= HPER Complex =

Facility at the University of Central Arkansas

The HPER Complex (short for Health, Physical Education, and Recreation) is a multipurpose facility on the campus of the University of Arkansas. Built in 1984, it is designed to house the entire Health Science, Kinesiology, Recreation, and Dance programs. The department of University Recreation is housed in the HPER and helps to run the daily operation of the facility. It has four levels (floors), as listed below. The facility is currently under the direction of Becky Todd, Executive Director of University Recreation.

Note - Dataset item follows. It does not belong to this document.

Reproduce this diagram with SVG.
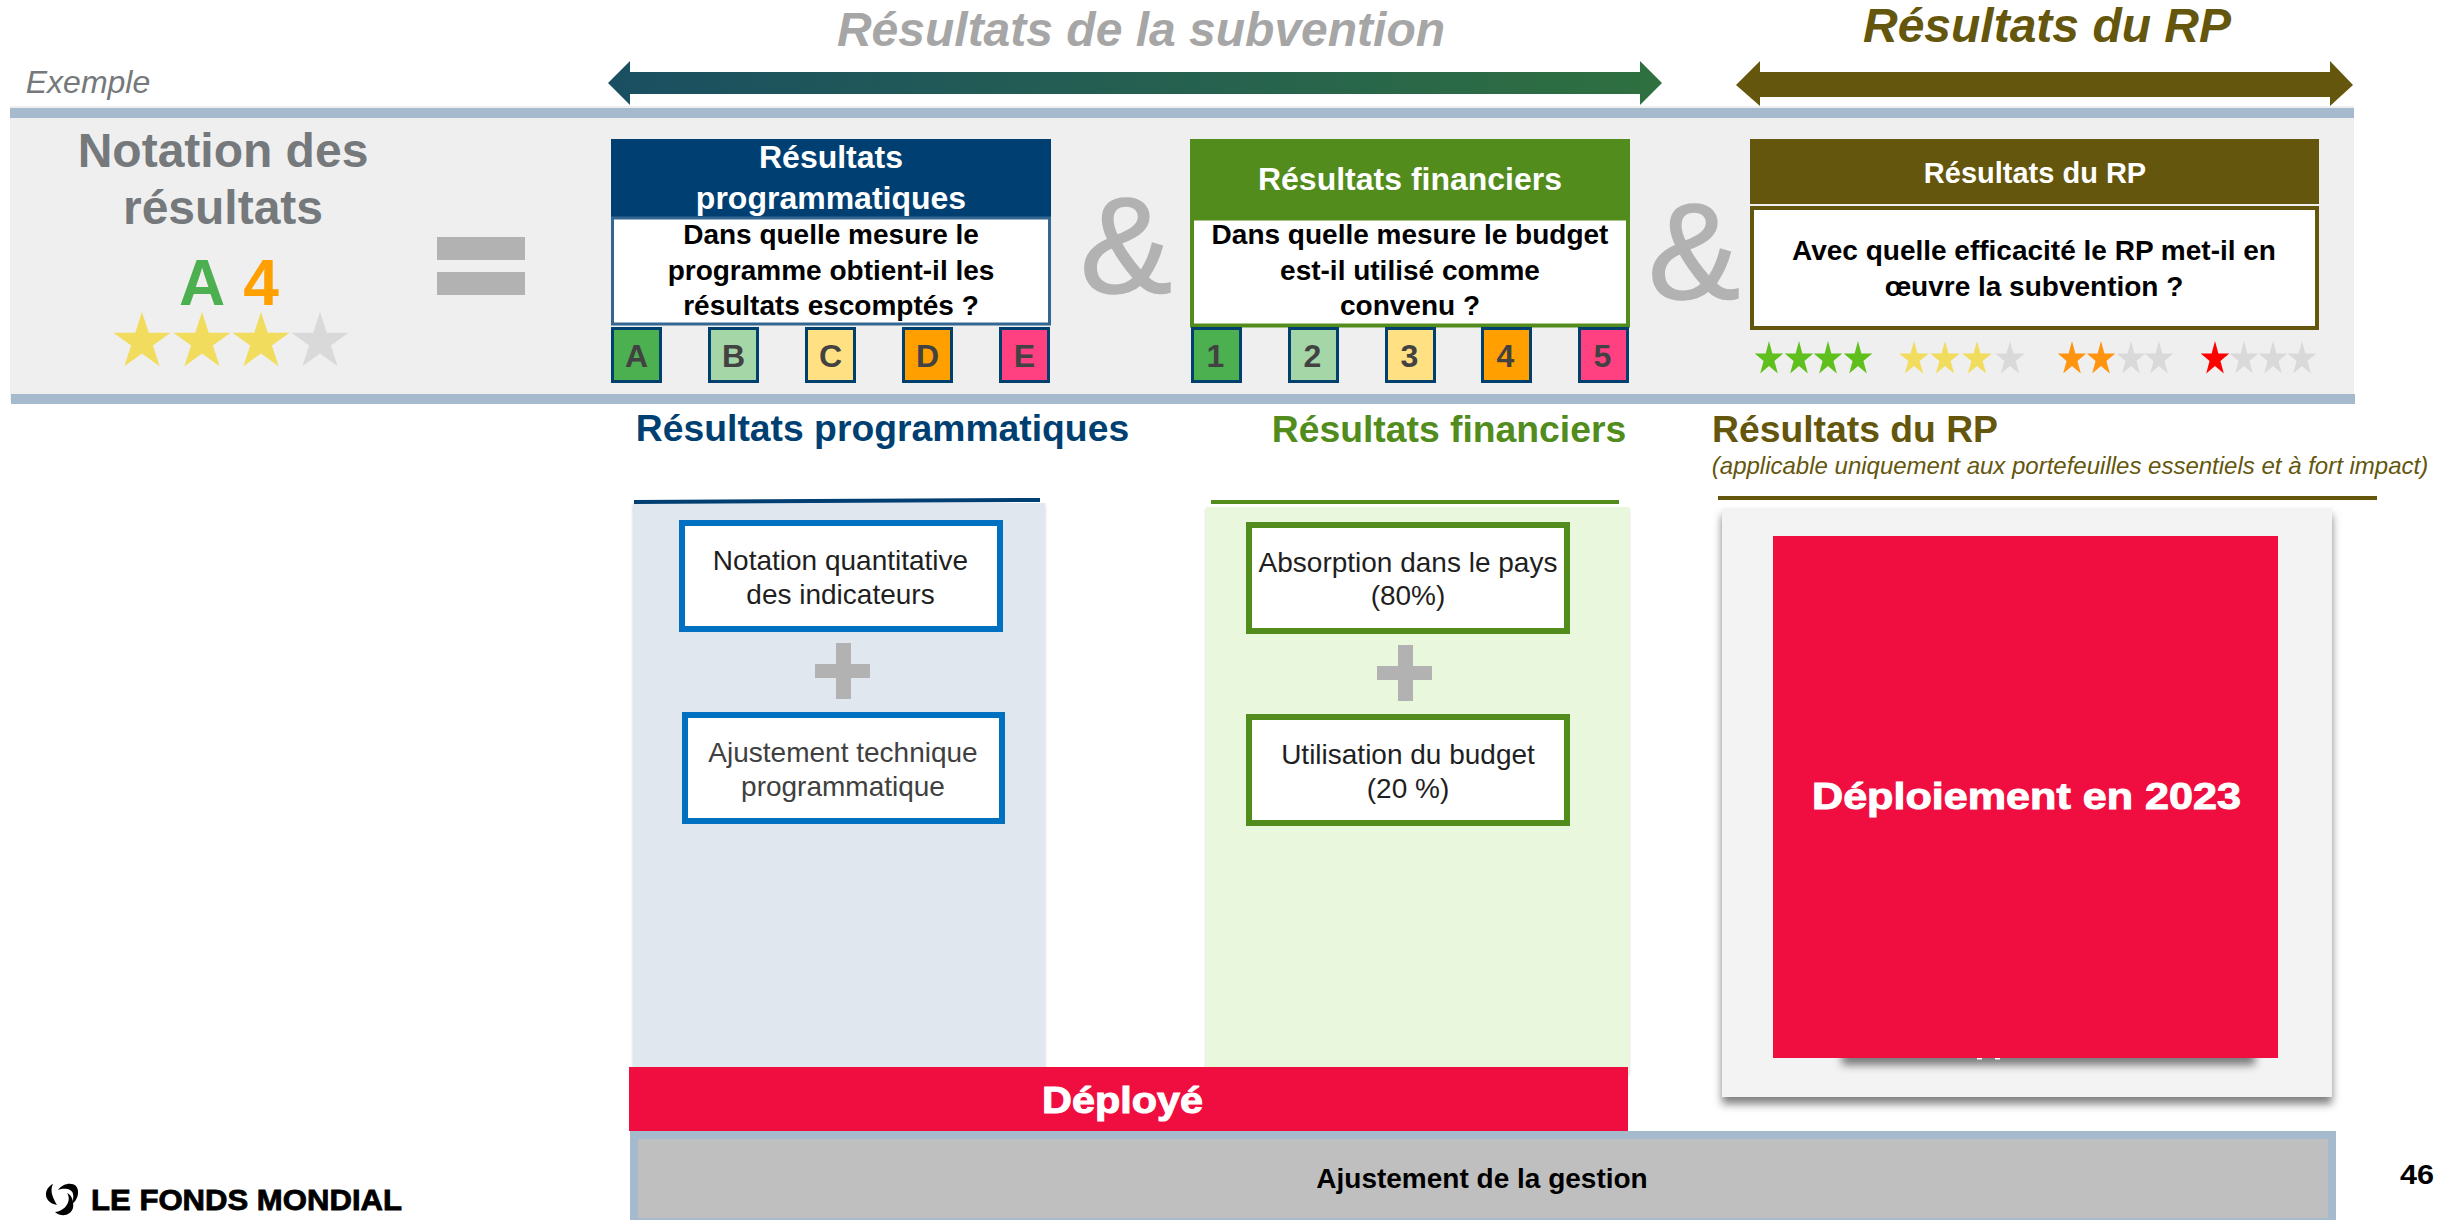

The building was designed by Mott, Mobley, McGowan & Griffin of Fort Smith.

==Level 1==
Level 1 is home to ten racquetball courts (eight of which have glass back walls, and two of which have solid black walls), as well as an observation lounge. Two of the courts are even marked for wallyball and squash. It also is home to the Outdoor Connection Center, where various outdoor equipment can be rented at a nominal fee.

==Level 2==
Level 2 is home to 50-meter, 533,000 gallon natatorium (unique in its shallowest end being in the middle), a multiple-activity gymnasium with a seating capacity of 400 and a regulation-sized college basketball court (which is part-time home to the Arkansas Fantastics of the American Basketball Association), the Donna Auxum Fitness & Weight Training Center, and two dance studios (a practice one, and a performance one with a seating capacity of 200).

==Level 3==
Level 3 is home to three gymnasiums, a human performance laboratory, five classrooms, and the faculty offices.

==Level 4==
The top level holds a jogging track, with the outside lane 1/8 mi in length.